To read the novels of Diamela Eltit is to enter a narrative world of crisis in which the most basic precepts and assumptions that we hold of language, culture and society verge on collapse. Her writing emerges from marginal areas where general and universal categories and meanings founder, which prevents the utterance of any totalizing judgements and truths about her work or the marginal world it portrays. While Eltit's novels demand interpretation, these same novels challenge and frequently subvert the power of established interpretative frameworks.
By means of a predominately psychoanalytic approach, my reading of Eltit's novels has focused on the insight that they provide into the possibilities for reinstating the mother and wresting maternal experience from prevailing political and cultural discourses that have appropriated motherhood for their own purposes. Eltit emphasizes throughout her narrative that the representation of the maternal has profound psychic and social consequences, not only for mothers, but also for their children and male–female relations. In her novels, therefore, the textual emphasis on the mother has as its aim the reconceptualization of maternal subjectivity. The maternal body is portrayed as a terrain of semiotic pulses and affects that can and will rupture symbolic structures to open up maternal and feminine subjectivity to a rich variety of interpretations that are potentially empowering for all women, and not just mothers.

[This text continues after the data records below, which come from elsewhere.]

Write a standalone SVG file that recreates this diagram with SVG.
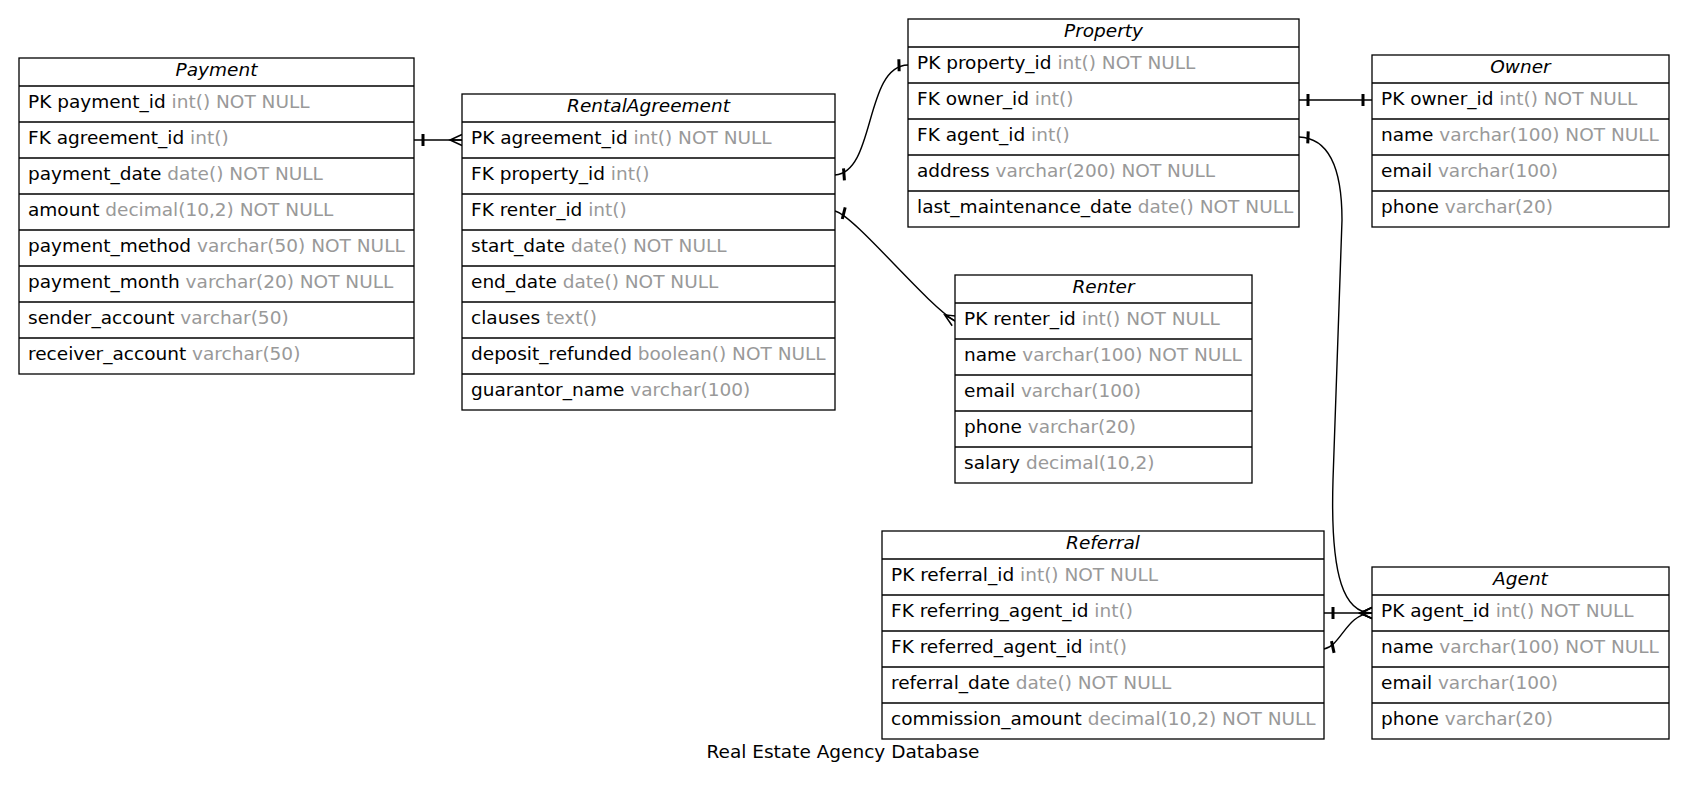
<svg xmlns="http://www.w3.org/2000/svg" width="1688" height="789" viewBox="0 0 1688 789">
  <style>
    text { font-family: "DejaVu Sans", "Liberation Sans", sans-serif; font-size: 18.5px; fill: #000; }
    .hdr { font-style: italic; text-anchor: middle; }
    .t { fill: #999999; }
    .box { fill: #fff; stroke: #000; stroke-width: 1.3; }
    .sep { stroke: #000; stroke-width: 1.3; }
    .edge { fill: none; stroke: #000; stroke-width: 1.4; }
  </style>
  <defs>
    <!-- one-side bar, sits ~9px away from the table edge -->
    <marker id="tee" markerUnits="userSpaceOnUse" orient="auto-start-reverse" markerWidth="1" markerHeight="1" overflow="visible">
      <rect x="-10.5" y="-6" width="3" height="12" fill="#000"/>
    </marker>
    <!-- many-side crow's foot, prongs touching the table edge -->
    <marker id="crow" markerUnits="userSpaceOnUse" orient="auto" markerWidth="1" markerHeight="1" overflow="visible">
      <path d="M0,-5.5 L-12,0 L0,5.5 M-12,0 L0,0" fill="none" stroke="#000" stroke-width="1.5"/>
    </marker>
  </defs>
  <rect width="1688" height="789" fill="#fff"/>

  <g id="connectors">
    <path class="edge" d="M414,140 L462,140" marker-start="url(#tee)" marker-end="url(#crow)"/>
    <path class="edge" d="M835,175 C876,172 864,66 908,65" marker-start="url(#tee)" marker-end="url(#tee)"/>
    <path class="edge" d="M835,211 C855,216 925,303 955,321" marker-start="url(#tee)" marker-end="url(#crow)"/>
    <path class="edge" d="M1299,100 L1372,100" marker-start="url(#tee)" marker-end="url(#tee)"/>
    <path class="edge" d="M1299,137 C1325,138 1342,160 1342,220 L1333,480 C1330,580 1345,613 1372,613" marker-start="url(#tee)" marker-end="url(#crow)"/>
    <path class="edge" d="M1324,613 L1372,613" marker-start="url(#tee)" marker-end="url(#crow)"/>
    <path class="edge" d="M1324,649 C1342,645 1346,614 1372,613" marker-start="url(#tee)" marker-end="url(#crow)"/>
  </g>

  <g id="Payment">
    <rect class="box" x="19" y="58" width="395" height="316"/>
    <path class="sep" d="M19,86 H414 M19,122 H414 M19,158 H414 M19,194 H414 M19,230 H414 M19,266 H414 M19,302 H414 M19,338 H414"/>
    <text class="hdr" x="216.5" y="75.5">Payment</text>
    <text x="28" y="107.5">PK payment_id<tspan class="t"> int() NOT NULL</tspan></text>
    <text x="28" y="143.5">FK agreement_id<tspan class="t"> int()</tspan></text>
    <text x="28" y="179.5">payment_date<tspan class="t"> date() NOT NULL</tspan></text>
    <text x="28" y="215.5">amount<tspan class="t"> decimal(10,2) NOT NULL</tspan></text>
    <text x="28" y="251.5">payment_method<tspan class="t"> varchar(50) NOT NULL</tspan></text>
    <text x="28" y="287.5">payment_month<tspan class="t"> varchar(20) NOT NULL</tspan></text>
    <text x="28" y="323.5">sender_account<tspan class="t"> varchar(50)</tspan></text>
    <text x="28" y="359.5">receiver_account<tspan class="t"> varchar(50)</tspan></text>
  </g>

  <g id="RentalAgreement">
    <rect class="box" x="462" y="94" width="373" height="316"/>
    <path class="sep" d="M462,122 H835 M462,158 H835 M462,194 H835 M462,230 H835 M462,266 H835 M462,302 H835 M462,338 H835 M462,374 H835"/>
    <text class="hdr" x="648.5" y="111.5">RentalAgreement</text>
    <text x="471" y="143.5">PK agreement_id<tspan class="t"> int() NOT NULL</tspan></text>
    <text x="471" y="179.5">FK property_id<tspan class="t"> int()</tspan></text>
    <text x="471" y="215.5">FK renter_id<tspan class="t"> int()</tspan></text>
    <text x="471" y="251.5">start_date<tspan class="t"> date() NOT NULL</tspan></text>
    <text x="471" y="287.5">end_date<tspan class="t"> date() NOT NULL</tspan></text>
    <text x="471" y="323.5">clauses<tspan class="t"> text()</tspan></text>
    <text x="471" y="359.5">deposit_refunded<tspan class="t"> boolean() NOT NULL</tspan></text>
    <text x="471" y="395.5">guarantor_name<tspan class="t"> varchar(100)</tspan></text>
  </g>

  <g id="Property">
    <rect class="box" x="908" y="19" width="391" height="208"/>
    <path class="sep" d="M908,47 H1299 M908,83 H1299 M908,119 H1299 M908,155 H1299 M908,191 H1299"/>
    <text class="hdr" x="1103.5" y="36.5">Property</text>
    <text x="917" y="68.5">PK property_id<tspan class="t"> int() NOT NULL</tspan></text>
    <text x="917" y="104.5">FK owner_id<tspan class="t"> int()</tspan></text>
    <text x="917" y="140.5">FK agent_id<tspan class="t"> int()</tspan></text>
    <text x="917" y="176.5">address<tspan class="t"> varchar(200) NOT NULL</tspan></text>
    <text x="917" y="212.5">last_maintenance_date<tspan class="t"> date() NOT NULL</tspan></text>
  </g>

  <g id="Owner">
    <rect class="box" x="1372" y="55" width="297" height="172"/>
    <path class="sep" d="M1372,83 H1669 M1372,119 H1669 M1372,155 H1669 M1372,191 H1669"/>
    <text class="hdr" x="1520.5" y="72.5">Owner</text>
    <text x="1381" y="104.5">PK owner_id<tspan class="t"> int() NOT NULL</tspan></text>
    <text x="1381" y="140.5">name<tspan class="t"> varchar(100) NOT NULL</tspan></text>
    <text x="1381" y="176.5">email<tspan class="t"> varchar(100)</tspan></text>
    <text x="1381" y="212.5">phone<tspan class="t"> varchar(20)</tspan></text>
  </g>

  <g id="Renter">
    <rect class="box" x="955" y="275" width="297" height="208"/>
    <path class="sep" d="M955,303 H1252 M955,339 H1252 M955,375 H1252 M955,411 H1252 M955,447 H1252"/>
    <text class="hdr" x="1103.5" y="292.5">Renter</text>
    <text x="964" y="324.5">PK renter_id<tspan class="t"> int() NOT NULL</tspan></text>
    <text x="964" y="360.5">name<tspan class="t"> varchar(100) NOT NULL</tspan></text>
    <text x="964" y="396.5">email<tspan class="t"> varchar(100)</tspan></text>
    <text x="964" y="432.5">phone<tspan class="t"> varchar(20)</tspan></text>
    <text x="964" y="468.5">salary<tspan class="t"> decimal(10,2)</tspan></text>
  </g>

  <g id="Referral">
    <rect class="box" x="882" y="531" width="442" height="208"/>
    <path class="sep" d="M882,559 H1324 M882,595 H1324 M882,631 H1324 M882,667 H1324 M882,703 H1324"/>
    <text class="hdr" x="1103" y="548.5">Referral</text>
    <text x="891" y="580.5">PK referral_id<tspan class="t"> int() NOT NULL</tspan></text>
    <text x="891" y="616.5">FK referring_agent_id<tspan class="t"> int()</tspan></text>
    <text x="891" y="652.5">FK referred_agent_id<tspan class="t"> int()</tspan></text>
    <text x="891" y="688.5">referral_date<tspan class="t"> date() NOT NULL</tspan></text>
    <text x="891" y="724.5">commission_amount<tspan class="t"> decimal(10,2) NOT NULL</tspan></text>
  </g>

  <g id="Agent">
    <rect class="box" x="1372" y="567" width="297" height="172"/>
    <path class="sep" d="M1372,595 H1669 M1372,631 H1669 M1372,667 H1669 M1372,703 H1669"/>
    <text class="hdr" x="1520.5" y="584.5">Agent</text>
    <text x="1381" y="616.5">PK agent_id<tspan class="t"> int() NOT NULL</tspan></text>
    <text x="1381" y="652.5">name<tspan class="t"> varchar(100) NOT NULL</tspan></text>
    <text x="1381" y="688.5">email<tspan class="t"> varchar(100)</tspan></text>
    <text x="1381" y="724.5">phone<tspan class="t"> varchar(20)</tspan></text>
  </g>

  <g id="title">
    <text x="843" y="758" text-anchor="middle">Real Estate Agency Database</text>
  </g>
</svg>
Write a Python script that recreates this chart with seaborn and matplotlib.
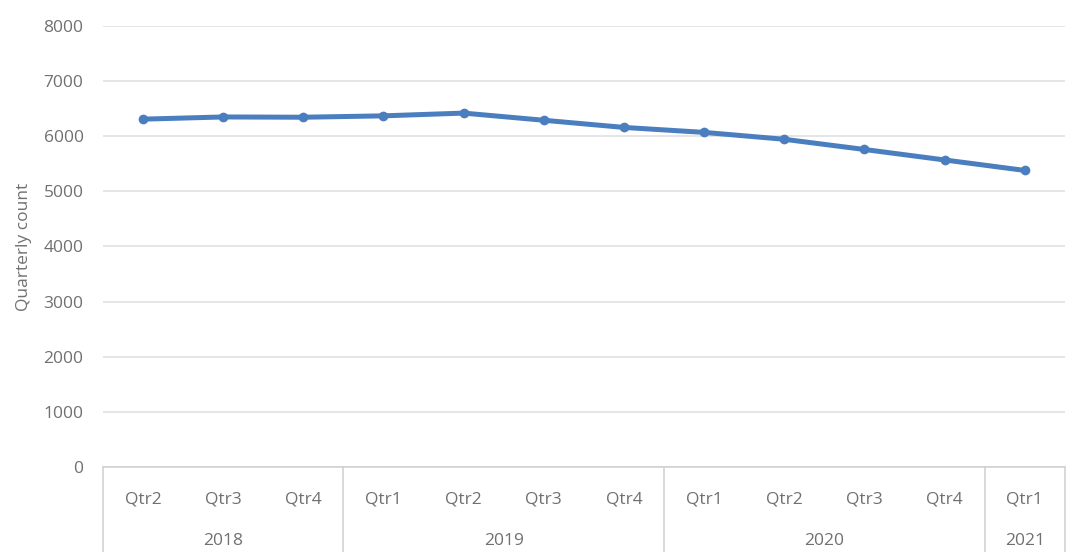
import matplotlib
matplotlib.use("Agg")
import matplotlib.pyplot as plt
import matplotlib.transforms as mtransforms
import seaborn as sns
import numpy as np
import pandas as pd

# quarter labels and years (multi-level axis)
quarters = ["Qtr2", "Qtr3", "Qtr4", "Qtr1", "Qtr2", "Qtr3", "Qtr4",
            "Qtr1", "Qtr2", "Qtr3", "Qtr4", "Qtr1"]
years = ["2018", "2019", "2020", "2021"]
year_sizes = [3, 4, 4, 1]
counts = [6310, 6350, 6345, 6370, 6420, 6290, 6160, 6070, 5945, 5760, 5570, 5380]

sns.set_theme(style="white")
plt.rcParams['font.family'] = ['Open Sans', 'DejaVu Sans']
text_col = "#707070"
fs = 12.5

df = pd.DataFrame({"pos": np.arange(len(counts)), "count": counts})

fig = plt.figure(figsize=(10.68, 5.52), dpi=100)
ax = fig.add_axes([0.0964, 0.154, 0.9006, 0.7989])

sns.lineplot(data=df, x="pos", y="count", ax=ax, color="#4a7ebf",
             linewidth=3.6, marker="o", markersize=7, markeredgewidth=0)

ax.set_ylim(0, 8000)
ax.set_xlim(-0.5, len(counts) - 0.5)
ax.set_yticks(range(0, 8001, 1000))
ax.yaxis.grid(True, color="#dedede", linewidth=1.1)
ax.set_axisbelow(True)
for s in ["top", "right", "left"]:
    ax.spines[s].set_visible(False)
ax.spines["bottom"].set_color("#cfcfcf")
ax.spines["bottom"].set_linewidth(1.1)

ax.set_xticks(df["pos"])
ax.set_xticklabels(quarters)
ax.tick_params(axis="x", length=0, pad=18, labelsize=fs, labelcolor=text_col)
ax.tick_params(axis="y", length=0, pad=14, labelsize=fs, labelcolor=text_col)
ax.set_xlabel("")
ax.set_ylabel("Quarterly count", fontsize=12.5, color=text_col, labelpad=8)

# year row and separators
trans = mtransforms.blended_transform_factory(ax.transData, ax.transAxes)
start = 0
bounds = [-0.5]
for yr, n in zip(years, year_sizes):
    center = start + (n - 1) / 2
    ax.text(center, -0.167, yr, transform=trans, ha="center", va="center",
            fontsize=fs, color=text_col)
    start += n
    bounds.append(start - 0.5)
for b in bounds:
    ax.plot([b, b], [0, -0.2], transform=trans, color="#d0d0d0",
            linewidth=1.1, clip_on=False)

fig.savefig("out.png", dpi=100)
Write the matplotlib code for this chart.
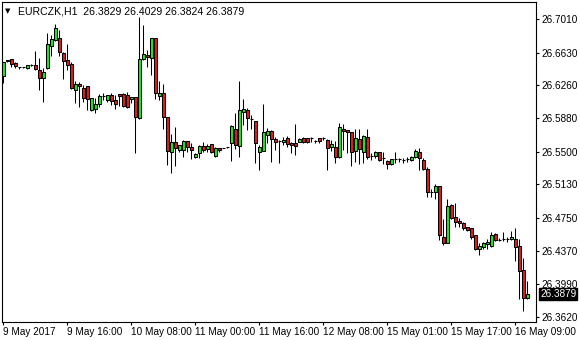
import matplotlib
matplotlib.use("Agg")
import matplotlib.pyplot as plt
from matplotlib.transforms import blended_transform_factory

# EURCZK H1 bars, 9 May 2017 00:00 .. 16 May 2017 12:00
opens = [
    26.6367, 26.6542, 26.6557, 26.6508, 26.6471, 26.6462, 26.6451, 26.6485,
    26.6488, 26.6431, 26.6337, 26.6451, 26.6708, 26.6773, 26.6793, 26.6622,
    26.6545, 26.6500, 26.6200, 26.6272, 26.6230, 26.6249, 26.5976, 26.5987,
    26.6041, 26.6135, 26.6086, 26.6147, 26.6090, 26.6158, 26.6158, 26.6147,
    26.6098, 26.6120, 26.5888, 26.6553, 26.6602, 26.6565, 26.6793, 26.6139,
    26.6166, 26.5899, 26.5494, 26.5608, 26.5520, 26.5520, 26.5622, 26.5558,
    26.5444, 26.5489, 26.5566, 26.5535, 26.5585, 26.5451, 26.5546, 26.5546,
    26.5551, 26.5603, 26.5759, 26.5569, 26.5950, 26.5976, 26.5873, 26.5854,
    26.5494, 26.5512, 26.5691, 26.5736, 26.5645, 26.5626, 26.5615, 26.5660,
    26.5600, 26.5600, 26.5615, 26.5660, 26.5653, 26.5660, 26.5622, 26.5653,
    26.5660, 26.5630, 26.5551, 26.5551, 26.5437, 26.5759, 26.5748, 26.5722,
    26.5508, 26.5645, 26.5501, 26.5665, 26.5455, 26.5455, 26.5494, 26.5425,
    26.5395, 26.5357, 26.5414, 26.5414, 26.5409, 26.5421, 26.5406, 26.5444,
    26.5494, 26.5406, 26.5303, 26.5038, 26.5045, 26.5110, 26.4532, 26.4464,
    26.4893, 26.4753, 26.4711, 26.4685, 26.4639, 26.4628, 26.4551, 26.4389,
    26.4418, 26.4449, 26.4426, 26.4559, 26.4494, 26.4506, 26.4506, 26.4502,
    26.4506, 26.4426, 26.4153, 26.3829,
]
highs = [
    26.6526, 26.6545, 26.6557, 26.6526, 26.6471, 26.6466, 26.6488, 26.6496,
    26.6651, 26.6572, 26.6458, 26.6856, 26.6830, 26.6952, 26.6887, 26.6640,
    26.6724, 26.6526, 26.6306, 26.6298, 26.6261, 26.6249, 26.6116, 26.6109,
    26.6161, 26.6166, 26.6147, 26.6166, 26.6147, 26.6158, 26.6166, 26.6184,
    26.6127, 26.6120, 26.7032, 26.6944, 26.6659, 26.6800, 26.6793, 26.6310,
    26.6272, 26.5899, 26.5702, 26.5779, 26.5577, 26.5634, 26.5622, 26.5596,
    26.5482, 26.5577, 26.5608, 26.5585, 26.5585, 26.5558, 26.5546, 26.5548,
    26.5554, 26.5805, 26.5938, 26.6306, 26.6101, 26.5995, 26.5919, 26.5854,
    26.5577, 26.6041, 26.5767, 26.5748, 26.5671, 26.5634, 26.5671, 26.5679,
    26.5615, 26.5813, 26.5660, 26.5671, 26.5660, 26.5671, 26.5634, 26.5660,
    26.5668, 26.5645, 26.5634, 26.5622, 26.5824, 26.5813, 26.5748, 26.5722,
    26.5759, 26.5756, 26.5691, 26.5756, 26.5482, 26.5508, 26.5501, 26.5494,
    26.5406, 26.5417, 26.5494, 26.5432, 26.5432, 26.5444, 26.5455, 26.5531,
    26.5539, 26.5425, 26.5323, 26.5075, 26.5129, 26.5110, 26.4734, 26.4958,
    26.4901, 26.4919, 26.4742, 26.4703, 26.4646, 26.4628, 26.4551, 26.4457,
    26.4475, 26.4502, 26.4589, 26.4571, 26.4514, 26.4589, 26.4525, 26.4600,
    26.4628, 26.4502, 26.4286, 26.4029,
]
lows = [
    26.6287, 26.6526, 26.6469, 26.6451, 26.6439, 26.6458, 26.6446, 26.6477,
    26.6431, 26.6204, 26.6063, 26.6443, 26.6591, 26.6762, 26.6594, 26.6329,
    26.6431, 26.6215, 26.6052, 26.6013, 26.6063, 26.5976, 26.5964, 26.5938,
    26.6013, 26.6090, 26.6063, 26.6033, 26.5984, 26.6021, 26.6013, 26.5995,
    26.6052, 26.5489, 26.5877, 26.6545, 26.6469, 26.6374, 26.6098, 26.6090,
    26.5756, 26.5349, 26.5261, 26.5338, 26.5501, 26.5437, 26.5501, 26.5417,
    26.5432, 26.5432, 26.5501, 26.5501, 26.5489, 26.5444, 26.5494, 26.5543,
    26.5546, 26.5398, 26.5531, 26.5444, 26.5805, 26.5748, 26.5756, 26.5368,
    26.5292, 26.5508, 26.5596, 26.5387, 26.5520, 26.5375, 26.5577, 26.5558,
    26.5489, 26.5463, 26.5608, 26.5596, 26.5596, 26.5615, 26.5596, 26.5596,
    26.5634, 26.5292, 26.5508, 26.5375, 26.5425, 26.5520, 26.5489, 26.5341,
    26.5387, 26.5357, 26.5368, 26.5417, 26.5406, 26.5425, 26.5395, 26.5357,
    26.5300, 26.5349, 26.5368, 26.5380, 26.5368, 26.5387, 26.5395, 26.5432,
    26.5292, 26.5292, 26.4988, 26.4988, 26.4962, 26.4494, 26.4438, 26.4464,
    26.4730, 26.4639, 26.4639, 26.4608, 26.4600, 26.4502, 26.4381, 26.4324,
    26.4389, 26.4389, 26.4418, 26.4483, 26.4483, 26.4483, 26.4475, 26.4494,
    26.4259, 26.3819, 26.3689, 26.3824,
]
closes = [
    26.6519, 26.6531, 26.6503, 26.6477, 26.6469, 26.6461, 26.6485, 26.6487,
    26.6439, 26.6344, 26.6412, 26.6724, 26.6785, 26.6907, 26.6640, 26.6537,
    26.6488, 26.6230, 26.6268, 26.6246, 26.6116, 26.6098, 26.6109, 26.6041,
    26.6135, 26.6133, 26.6147, 26.6082, 26.6041, 26.6139, 26.6025, 26.6006,
    26.6120, 26.5893, 26.6553, 26.6614, 26.6576, 26.6793, 26.6166, 26.6166,
    26.5899, 26.5512, 26.5608, 26.5546, 26.5577, 26.5622, 26.5551, 26.5520,
    26.5474, 26.5566, 26.5520, 26.5566, 26.5501, 26.5546, 26.5523, 26.5544,
    26.5550, 26.5793, 26.5577, 26.5976, 26.5984, 26.5888, 26.5871, 26.5596,
    26.5558, 26.5722, 26.5736, 26.5642, 26.5615, 26.5624, 26.5630, 26.5585,
    26.5577, 26.5569, 26.5645, 26.5615, 26.5615, 26.5658, 26.5620, 26.5622,
    26.5658, 26.5546, 26.5585, 26.5444, 26.5779, 26.5740, 26.5722, 26.5501,
    26.5660, 26.5528, 26.5679, 26.5444, 26.5453, 26.5494, 26.5406, 26.5423,
    26.5357, 26.5414, 26.5412, 26.5412, 26.5407, 26.5423, 26.5444, 26.5508,
    26.5425, 26.5303, 26.5045, 26.5036, 26.5113, 26.4551, 26.4464, 26.4882,
    26.4749, 26.4703, 26.4685, 26.4628, 26.4608, 26.4532, 26.4389, 26.4426,
    26.4457, 26.4475, 26.4551, 26.4494, 26.4492, 26.4504, 26.4504, 26.4525,
    26.4418, 26.4145, 26.3830, 26.3879,
]

price_ticks = [26.7010, 26.6630, 26.6260, 26.5880, 26.5500,
               26.5130, 26.4750, 26.4370, 26.3990, 26.3620]
date_ticks = [0, 16, 32, 48, 64, 80, 96, 112, 128]
date_labels = ["9 May 2017", "9 May 16:00", "10 May 08:00", "11 May 00:00",
               "11 May 16:00", "12 May 08:00", "15 May 01:00", "15 May 17:00",
               "16 May 09:00"]
symbol = "EURCZK,H1"
last_price = closes[-1]

UP = "#22e622"
DOWN = "#dc1e1e"
FONT = "Liberation Sans"

W, H = 580, 340
fig = plt.figure(figsize=(W / 100, H / 100), dpi=100)
fig.patch.set_facecolor("white")
# plot frame in pixels: left 2, right 536, top 2, bottom 321.7
ax = fig.add_axes([2 / W, (H - 321.7) / H, 534 / W, 319.7 / H])
ax.set_facecolor("white")

x = list(range(len(opens)))
ax.vlines(x, lows, highs, color="black", linewidth=0.75, zorder=2)

for i in x:
    o, c = opens[i], closes[i]
    bottom = min(o, c)
    height = abs(c - o)
    if height < 0.00025:
        ax.hlines((o + c) / 2, i - 0.4, i + 0.4, color="black",
                  linewidth=0.8, zorder=3)
        continue
    ax.bar(i, height, bottom=bottom, width=0.7,
           color=UP if c > o else DOWN, edgecolor="black",
           linewidth=0.75, zorder=3)

ax.set_xlim(-0.33, 133.2)
ax.set_ylim(26.3564, 26.7206)

for s in ax.spines.values():
    s.set_color("black")
    s.set_linewidth(0.8)

ax.yaxis.tick_right()
ax.set_yticks(price_ticks)
ax.set_yticklabels(["%.4f" % p for p in price_ticks], fontsize=7.2,
                   family=FONT)
ax.tick_params(axis="y", direction="out", length=2.5, width=0.8, pad=1.5)

ax.set_xticks(date_ticks)
ax.set_xticklabels(date_labels, fontsize=7.2, family=FONT, ha="left")
ax.tick_params(axis="x", direction="out", length=2.5, width=0.8, pad=1.5)

# symbol header with the current bar OHLC
fig.text(5 / W, 1 - 11 / H, "\u25bc", fontsize=5, family="DejaVu Sans",
         va="center", ha="left")
fig.text(18 / W, 1 - 11 / H,
         "%s  %.4f %.4f %.4f %.4f" % (symbol, opens[-1], highs[-1],
                                     lows[-1], closes[-1]),
         fontsize=7.6, family=FONT, va="center", ha="left")

# current price marker on the price scale
tr = blended_transform_factory(ax.transAxes, ax.transData)
ax.text(1.0 + 4 / 534, last_price, "%.4f" % last_price, transform=tr,
        fontsize=7.2, family=FONT, color="white", va="center", ha="left",
        bbox=dict(boxstyle="square,pad=0.12", facecolor="black",
                  edgecolor="black"), clip_on=False, zorder=5)

fig.savefig("out.png", dpi=100)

The work of Irigaray and Kristeva has productively served to explore some of the themes common to Eltit's novels: the urgent need to redress the absence of the mother from symbolic representations; the semiotic as a privileged means of unsettling symbolic representations; the textual construction of subjectivity; and the necessity of rethinking family relations. In short, their psychoanalytic work has enabled an examination of the repressed and often unconscious maternal terrain inscribed by Eltit in her narrative.
My reading of Lumpérica aimed to illustrate how Eltit sheds particular light on the repression of the mother in symbolic representations as a means to disrupt dominant discourse. The occluded maternal body that was shown to underlie linguistic and social structures was incorporated into the novel as a means to allow woman's relationship to the maternal body at the level of the imaginary to be reclaimed. This, in turn, formed the basis of a possible feminine language and subjectivity that did not preclude female specificity and desire.